(Entries from a dataset)
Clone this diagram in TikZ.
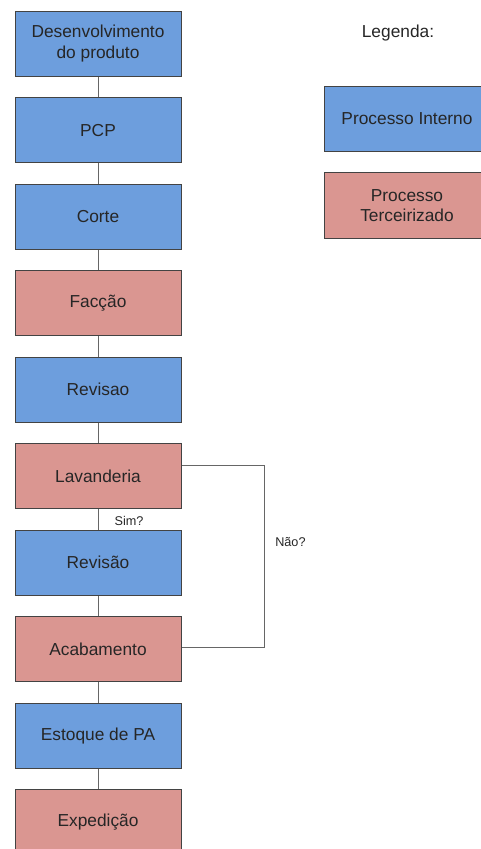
\documentclass[tikz,border=0pt]{standalone}
\usepackage{fontspec}
\setmainfont{Liberation Sans}
\definecolor{interno}{RGB}{109,158,221}
\definecolor{terceiro}{RGB}{218,150,145}
\definecolor{borda}{RGB}{67,67,67}
\definecolor{ligacao}{RGB}{102,102,102}
\begin{document}
\begin{tikzpicture}[x=0.75pt,y=0.75pt,yscale=-1,xscale=1,
    proc/.style={draw=borda,line width=0.75pt,minimum width=124.5pt,minimum height=49pt,
        inner sep=0pt,align=center,text=black!85,font=\fontsize{13}{15.5}\selectfont},
    interno/.style={proc,fill=interno},
    terceiro/.style={proc,fill=terceiro},
    link/.style={draw=ligacao,line width=0.75pt},
    rotulo/.style={inner sep=0.75pt,text=black!85,font=\fontsize{9.5}{11}\selectfont}]
        \useasboundingbox (0,0) rectangle (480,849);
        %Shape: Rectangle (fluxo)
        \node [interno] (desenv) at (98,43.75) {Desenvolvimento\\do produto};
        \node [interno] (pcp) at (98,130.25) {PCP};
        \node [interno] (corte) at (98,216.75) {Corte};
        \node [terceiro] (faccao) at (98,303.25) {Facção};
        \node [interno] (revisao) at (98,389.75) {Revisao};
        \node [terceiro] (lav) at (98,476.25) {Lavanderia};
        \node [interno] (revisao2) at (98,562.75) {Revisão};
        \node [terceiro] (acab) at (98,649.25) {Acabamento};
        \node [interno] (estoque) at (98,735.75) {Estoque de PA};
        \node [terceiro] (exped) at (98,822.25) {Expedição};
        %Straight Lines
        \draw [link] (desenv) -- (pcp);
        \draw [link] (pcp) -- (corte);
        \draw [link] (corte) -- (faccao);
        \draw [link] (faccao) -- (revisao);
        \draw [link] (revisao) -- (lav);
        \draw [link] (lav) -- (revisao2);
        \draw [link] (revisao2) -- (acab);
        \draw [link] (acab) -- (estoque);
        \draw [link] (estoque) -- (exped);
        %Straight Lines (retorno)
        \draw [link] ([yshift=-8.25pt]lav.east) -- ++(83,0) |- ([yshift=-1.5pt]acab.east);
        % Text Node
        \node [rotulo] (sim) at (129,521) {Sim?};
        % Text Node
        \node [rotulo,anchor=west] (nao) at (274,542) {Não?};
        %Shape: Rectangle (legenda)
        \node [proc,draw=none,fill=none,minimum width=0pt,minimum height=0pt] (legenda) at (398,33) {Legenda:};
        \node [interno] (leginterno) at (407,119) {Processo Interno};
        \node [terceiro] (legterceiro) at (407,205.5) {Processo\\Terceirizado};
    \end{tikzpicture}
\end{document}
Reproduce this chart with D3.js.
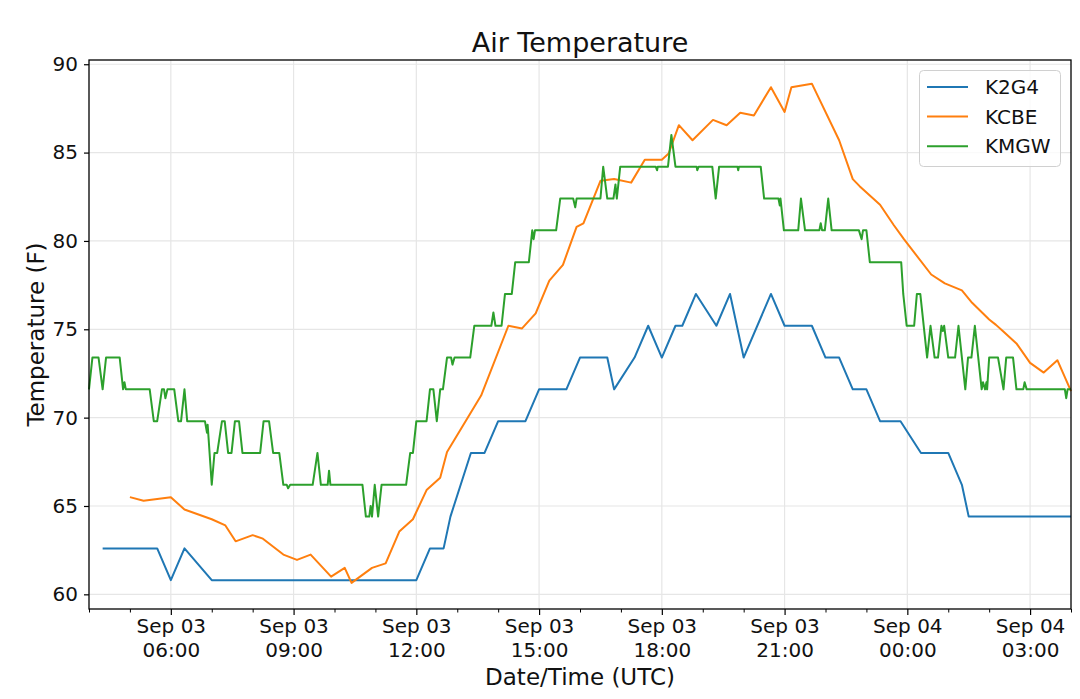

- Problem statement: Return all of the entries exactly as written, but drop any pictures they hold.

- Result of the exercise:
Clone this diagram in TikZ.
\documentclass[tikz,border=0pt]{standalone}
\usepackage{fontspec}
\setmainfont{Liberation Sans}
\definecolor{interno}{RGB}{109,158,221}
\definecolor{terceiro}{RGB}{218,150,145}
\definecolor{borda}{RGB}{67,67,67}
\definecolor{ligacao}{RGB}{102,102,102}
\begin{document}
\begin{tikzpicture}[x=0.75pt,y=0.75pt,yscale=-1,xscale=1,
    proc/.style={draw=borda,line width=0.75pt,minimum width=124.5pt,minimum height=49pt,
        inner sep=0pt,align=center,text=black!85,font=\fontsize{13}{15.5}\selectfont},
    interno/.style={proc,fill=interno},
    terceiro/.style={proc,fill=terceiro},
    link/.style={draw=ligacao,line width=0.75pt},
    rotulo/.style={inner sep=0.75pt,text=black!85,font=\fontsize{9.5}{11}\selectfont}]
        \useasboundingbox (0,0) rectangle (480,849);
        %Shape: Rectangle (fluxo)
        \node [interno] (desenv) at (98,43.75) {Desenvolvimento\\do produto};
        \node [interno] (pcp) at (98,130.25) {PCP};
        \node [interno] (corte) at (98,216.75) {Corte};
        \node [terceiro] (faccao) at (98,303.25) {Facção};
        \node [interno] (revisao) at (98,389.75) {Revisao};
        \node [terceiro] (lav) at (98,476.25) {Lavanderia};
        \node [interno] (revisao2) at (98,562.75) {Revisão};
        \node [terceiro] (acab) at (98,649.25) {Acabamento};
        \node [interno] (estoque) at (98,735.75) {Estoque de PA};
        \node [terceiro] (exped) at (98,822.25) {Expedição};
        %Straight Lines
        \draw [link] (desenv) -- (pcp);
        \draw [link] (pcp) -- (corte);
        \draw [link] (corte) -- (faccao);
        \draw [link] (faccao) -- (revisao);
        \draw [link] (revisao) -- (lav);
        \draw [link] (lav) -- (revisao2);
        \draw [link] (revisao2) -- (acab);
        \draw [link] (acab) -- (estoque);
        \draw [link] (estoque) -- (exped);
        %Straight Lines (retorno)
        \draw [link] ([yshift=-8.25pt]lav.east) -- ++(83,0) |- ([yshift=-1.5pt]acab.east);
        % Text Node
        \node [rotulo] (sim) at (129,521) {Sim?};
        % Text Node
        \node [rotulo,anchor=west] (nao) at (274,542) {Não?};
        %Shape: Rectangle (legenda)
        \node [proc,draw=none,fill=none,minimum width=0pt,minimum height=0pt] (legenda) at (398,33) {Legenda:};
        \node [interno] (leginterno) at (407,119) {Processo Interno};
        \node [terceiro] (legterceiro) at (407,205.5) {Processo\\Terceirizado};
    \end{tikzpicture}
\end{document}
Reproduce this chart with D3.js.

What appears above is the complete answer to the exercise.